Hace ya muchos años arrastraba yo –y no me jacto de ello– cierta reputación de reseñista duro, incluso despiadado. Publiqué por entonces un extenso artículo titulado “Crítica y dolor”, en el que reflexionaba sobre el tipo de daño que puede infligir un crítico. Nadie que se dedique a esta tarea debería obviar su dimensión moral: está obligado a pensar sobre ella. Yo no he dejado de hacerlo, aun cuando ya no ejerzo como reseñista.
A todos los escritores que se han sentido damnificados por una reseña mía sabría explicarles, pienso, las razones que me movieron a escribirla. Pero ¿qué hacer con los que se sienten agraviados sin razón alguna?
Tiempo atrás, el escritor Suso de Toro publicó un artículo bastante agresivo sobre mí, que él mismo justificaba sugiriendo que venía a ser una venganza por una reseña negativa que yo le había dedicado. Pero resultó que la reseña a la que se refería no la había escrito yo, sino otro crítico. El mismo Suso de Toro admitió que se había pasado diez años cultivando un resentimiento equivocado.
Hace poco leí unas declaraciones de Marta Sanz donde decía que en mi reseña a su primera novela, El frío (1995), yo atribuía su autoría a otra escritora: Ana Santos. Me enteré luego de que Sanz cuenta eso mismo en su nuevo libro, Los íntimos (Anagrama). Según Sanz, yo, en mi reseña, confundía su nombre con el de Ana Santos, acaso con malicia. Pero me cuesta creer que ni ella ni nadie pueda pensar algo así.
Yo mandé mi reseña al diario, como siempre, con la ficha del libro bien detallada. Tanto en la ficha como en el texto de mi reseña el nombre de Marta Sanz estaba escrito correctamente, hasta cuatro veces.
Casi nunca hay elogios suficientes para satisfacer la vanidad de un escritor susceptible o inseguro, que tomará por lo contrario todo lo que no sea un apasionado ditirambo
Es cierto que en el sumario de la reseña el nombre aparecía equivocado. Pero nadie que sepa cómo se compone un periódico ignora que los sumarios son tarea y responsabilidad de la redacción del diario, como lo son, por ejemplo, los destacados de una columna como esta, que no selecciono yo.

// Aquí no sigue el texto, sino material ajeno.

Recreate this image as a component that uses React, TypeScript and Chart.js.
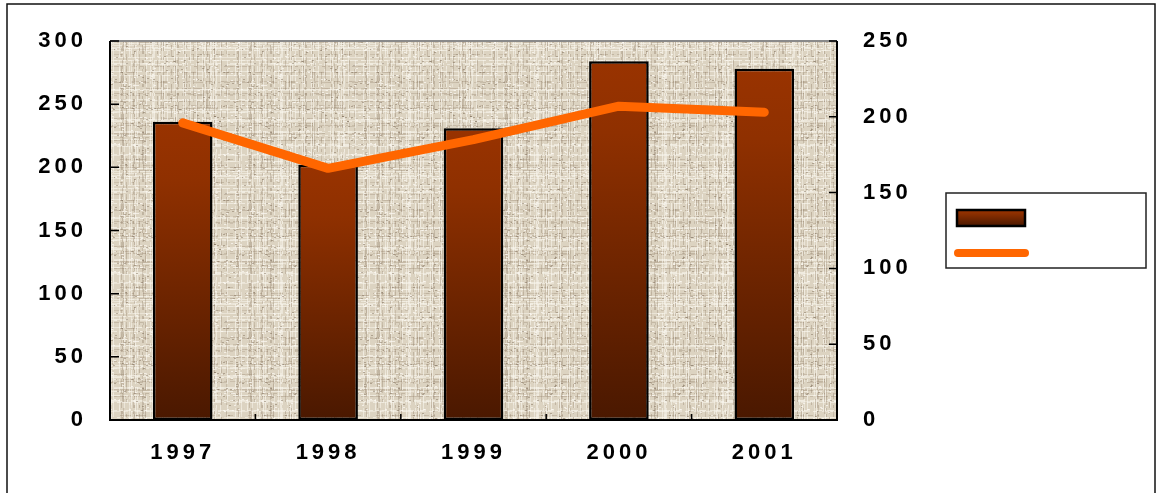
import React, { useEffect, useRef } from 'react';
import { Chart, registerables } from 'chart.js';

Chart.register(...registerables);

const categories = ['1997', '1998', '1999', '2000', '2001'];
const barValues = [236, 202, 231, 284, 278];
const lineValues = [196, 166, 185, 207, 203];
const leftTicks = [0, 50, 100, 150, 200, 250, 300];
const rightTicks = [0, 50, 100, 150, 200, 250];

const W = 1157;
const H = 493;
const FONT = '"Liberation Sans", Arial, sans-serif';
const LETTER_SPACING = '4px';

function hash(a: number, b: number): number {
  let h = (Math.imul(a, 374761393) + Math.imul(b, 668265263)) | 0;
  h = Math.imul(h ^ (h >>> 13), 1274126177);
  h = h ^ (h >>> 16);
  return (h >>> 0) / 4294967296;
}

function makeTexture(): HTMLCanvasElement {
  const size = 128;
  const c = document.createElement('canvas');
  c.width = size;
  c.height = size;
  const g = c.getContext('2d')!;
  g.fillStyle = '#dcd3c1';
  g.fillRect(0, 0, size, size);
  // horizontal threads
  for (let y = 0; y < size; y++) {
    const r = hash(y, 7);
    for (let x = 0; x < size; x += 3) {
      const s = hash(x, y);
      if (r < 0.3 && s < 0.75) {
        g.fillStyle = `rgba(248,245,236,${0.45 + s * 0.4})`;
        g.fillRect(x, y, 3, 1);
      } else if (r > 0.8 && s < 0.5) {
        g.fillStyle = `rgba(155,137,115,${0.25 + s * 0.35})`;
        g.fillRect(x, y, 3, 1);
      }
    }
  }
  // vertical threads
  for (let x = 0; x < size; x++) {
    const r = hash(x, 13);
    for (let y = 0; y < size; y += 3) {
      const s = hash(y + 500, x);
      if (r < 0.28 && s < 0.75) {
        g.fillStyle = `rgba(249,246,238,${0.4 + s * 0.4})`;
        g.fillRect(x, y, 1, 3);
      } else if (r > 0.82 && s < 0.5) {
        g.fillStyle = `rgba(145,127,105,${0.25 + s * 0.35})`;
        g.fillRect(x, y, 1, 3);
      }
    }
  }
  // specks
  for (let i = 0; i < 350; i++) {
    const x = Math.floor(hash(i, 99) * size);
    const y = Math.floor(hash(i, 131) * size);
    const t = hash(i, 171);
    g.fillStyle = t < 0.45 ? 'rgba(120,103,83,0.45)' : 'rgba(252,250,244,0.7)';
    g.fillRect(x, y, 2, 1);
  }
  return c;
}

function barGradient(ctx: CanvasRenderingContext2D, top: number, bottom: number) {
  const gr = ctx.createLinearGradient(0, top, 0, bottom);
  gr.addColorStop(0, '#993300');
  gr.addColorStop(0.2, '#8f3000');
  gr.addColorStop(1, '#4a1800');
  return gr;
}

export default function App() {
  const ref = useRef<HTMLCanvasElement | null>(null);

  useEffect(() => {
    document.body.style.margin = '0';
    const canvas = ref.current!;
    const texture = makeTexture();

    const spacingPlugin = {
      id: 'spacing',
      beforeUpdate(chart: any) {
        chart.ctx.letterSpacing = LETTER_SPACING;
      },
      beforeLayout(chart: any) {
        chart.ctx.letterSpacing = LETTER_SPACING;
      },
      beforeDraw(chart: any) {
        chart.ctx.letterSpacing = LETTER_SPACING;
      },
    };

    const decorPlugin = {
      id: 'decor',
      beforeDatasetsDraw(chart: any) {
        const { ctx, chartArea: a } = chart;
        ctx.save();
        const pat = ctx.createPattern(texture, 'repeat');
        ctx.fillStyle = pat;
        ctx.fillRect(a.left, a.top, a.right - a.left, a.bottom - a.top);
        ctx.restore();
      },
      afterDraw(chart: any) {
        const { ctx, chartArea: a, scales } = chart;
        ctx.save();
        ctx.letterSpacing = '0px';
        // plot frame
        ctx.lineWidth = 2;
        ctx.strokeStyle = '#8a8a8a';
        ctx.beginPath();
        ctx.moveTo(a.left, a.top);
        ctx.lineTo(a.right, a.top);
        ctx.stroke();
        ctx.strokeStyle = '#000';
        ctx.beginPath();
        ctx.moveTo(a.left, a.top);
        ctx.lineTo(a.left, a.bottom);
        ctx.lineTo(a.right, a.bottom);
        ctx.lineTo(a.right, a.top);
        ctx.stroke();
        // inward tick marks
        ctx.lineWidth = 1.5;
        ctx.beginPath();
        for (const v of leftTicks) {
          const y = scales.y.getPixelForValue(v);
          ctx.moveTo(a.left, y);
          ctx.lineTo(a.left + 9, y);
        }
        for (const v of rightTicks) {
          const y = scales.y1.getPixelForValue(v);
          ctx.moveTo(a.right, y);
          ctx.lineTo(a.right - 8, y);
        }
        const step = (a.right - a.left) / categories.length;
        for (let i = 1; i < categories.length; i++) {
          const x = a.left + step * i;
          ctx.moveTo(x, a.bottom);
          ctx.lineTo(x, a.bottom - 6);
        }
        ctx.stroke();

        // legend box
        const lx = a.right + 109;
        const ly = 193;
        ctx.lineWidth = 1.5;
        ctx.strokeStyle = '#222';
        ctx.fillStyle = '#fff';
        ctx.fillRect(lx, ly, 200, 75);
        ctx.strokeRect(lx, ly, 200, 75);
        // bar swatch
        ctx.fillStyle = barGradient(ctx, ly + 17, ly + 33);
        ctx.fillRect(lx + 11, ly + 17, 68, 16);
        ctx.lineWidth = 2.5;
        ctx.strokeStyle = '#000';
        ctx.strokeRect(lx + 11, ly + 17, 68, 16);
        // line swatch
        ctx.lineCap = 'round';
        ctx.lineWidth = 8;
        ctx.strokeStyle = '#ff6600';
        ctx.beginPath();
        ctx.moveTo(lx + 12, ly + 60);
        ctx.lineTo(lx + 79, ly + 60);
        ctx.stroke();

        // outer frame
        ctx.lineCap = 'butt';
        ctx.lineWidth = 1.5;
        ctx.strokeStyle = '#111';
        ctx.strokeRect(7, 4, W - 9, H + 10);
        ctx.restore();
      },
    };

    const tickFont = { family: FONT, size: 22, weight: 'bold' as const };

    const chart = new Chart(canvas, {
      type: 'bar',
      data: {
        labels: categories,
        datasets: [
          {
            type: 'line',
            label: 'line',
            data: lineValues,
            yAxisID: 'y1',
            borderColor: '#ff6600',
            borderWidth: 9,
            borderCapStyle: 'round',
            borderJoinStyle: 'round',
            pointRadius: 0,
            tension: 0,
            fill: false,
            order: 0,
          } as any,
          {
            type: 'bar',
            label: 'bar',
            data: barValues,
            yAxisID: 'y',
            backgroundColor: (c: any) => {
              const chart = c.chart;
              const a = chart.chartArea;
              if (!a || c.parsed == null || c.parsed.y == null) return '#7a2800';
              const top = chart.scales.y.getPixelForValue(c.parsed.y);
              return barGradient(chart.ctx, top, a.bottom);
            },
            borderColor: '#000',
            borderWidth: 2.5,
            borderSkipped: false,
            barPercentage: 0.41,
            categoryPercentage: 1,
            order: 1,
          } as any,
        ],
      },
      options: {
        responsive: false,
        animation: false,
        devicePixelRatio: 1,
        layout: { padding: { top: 41, left: 0, right: 0, bottom: 0 } },
        plugins: {
          legend: { display: false },
          tooltip: { enabled: false },
        },
        scales: {
          x: {
            type: 'category',
            offset: true,
            grid: { display: false, drawTicks: false },
            border: { display: false },
            ticks: { font: tickFont, color: '#000', padding: 20 },
            afterFit: (s: any) => {
              s.height = 73;
            },
          },
          y: {
            position: 'left',
            min: 0,
            max: 300,
            grid: { display: false, drawTicks: false },
            border: { display: false },
            ticks: { font: tickFont, color: '#000', padding: 23 },
            afterBuildTicks: (s: any) => {
              s.ticks = leftTicks.map((v) => ({ value: v }));
            },
            afterFit: (s: any) => {
              s.width = 110;
            },
          },
          y1: {
            position: 'right',
            min: 0,
            max: 250,
            grid: { display: false, drawTicks: false },
            border: { display: false },
            ticks: { font: tickFont, color: '#000', padding: 26 },
            afterBuildTicks: (s: any) => {
              s.ticks = rightTicks.map((v) => ({ value: v }));
            },
            afterFit: (s: any) => {
              s.width = 320;
            },
          },
        },
      },
      plugins: [spacingPlugin, decorPlugin],
    } as any);

    return () => chart.destroy();
  }, []);

  return (
    <div style={{ width: W, height: H, position: 'relative', background: '#fff' }}>
      <canvas ref={ref} width={W} height={H} style={{ display: 'block' }} />
    </div>
  );
}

Mi reseña de El frío ocupaba buena parte de la página 3 del suplemento, una posición muy destacada para una primera novela. Era una reseña atenta, respetuosa y alentadora. Pero Marta Sanz –que tiende a verse a sí misma como la Cenicienta de las letras españolas– sólo recuerda de ella el sumario que yo no escribí y un error que la propia reseña, por otra parte, desmentía inequívocamente.

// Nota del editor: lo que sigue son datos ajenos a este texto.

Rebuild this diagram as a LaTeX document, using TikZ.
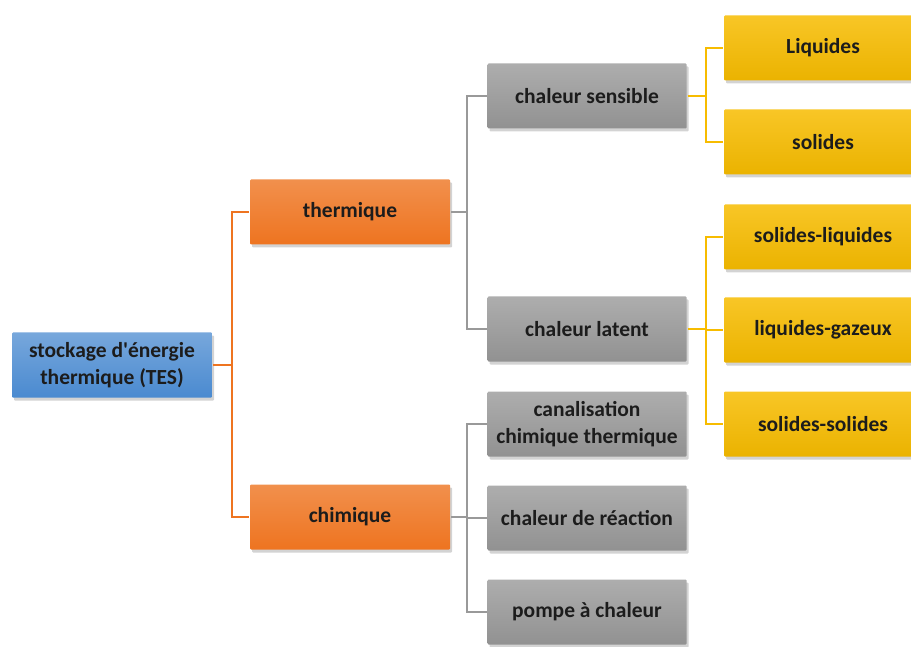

Dedicarse al reseñismo crítico, y hacerlo con cierta convicción acerca del valor y del sentido de la tarea que uno desempeña, comporta asumir una importante carga de animosidades, resquemores, incluso odios, fundados a veces en percepciones muy torcidas, con frecuencia atravesadas por la insaciabilidad que caracteriza a muchos escritores. La mayoría de estos sólo son capaces de escuchar lo que dice un crítico en función de dos extremos: ¿me elogia o me ataca? Y casi nunca hay elogios suficientes para satisfacer la vanidad de un escritor susceptible o inseguro, que tomará por lo contrario todo lo que no sea un apasionado ditirambo, como los que llenan hoy tantos textos de cubierta y, cómo no, tantas reseñas.
¿En nombre de qué arrastrar de por vida una estela de resentimientos?
Pero no sólo los escritores experimentan la antipatía contra el crítico. También lo hacen no pocos lectores que cultivan asimismo una curiosa susceptibilidad como tales. Lectores que tienden a consumir las reseñas en términos de revalidación o no de sus propios gustos, prejuicios y adhesiones, y que se ofenden cuando los sienten contrariados.
Buena parte del problema de la crítica lo supone en la actualidad la incapacidad de unos y otros de hacer un uso conveniente de ella.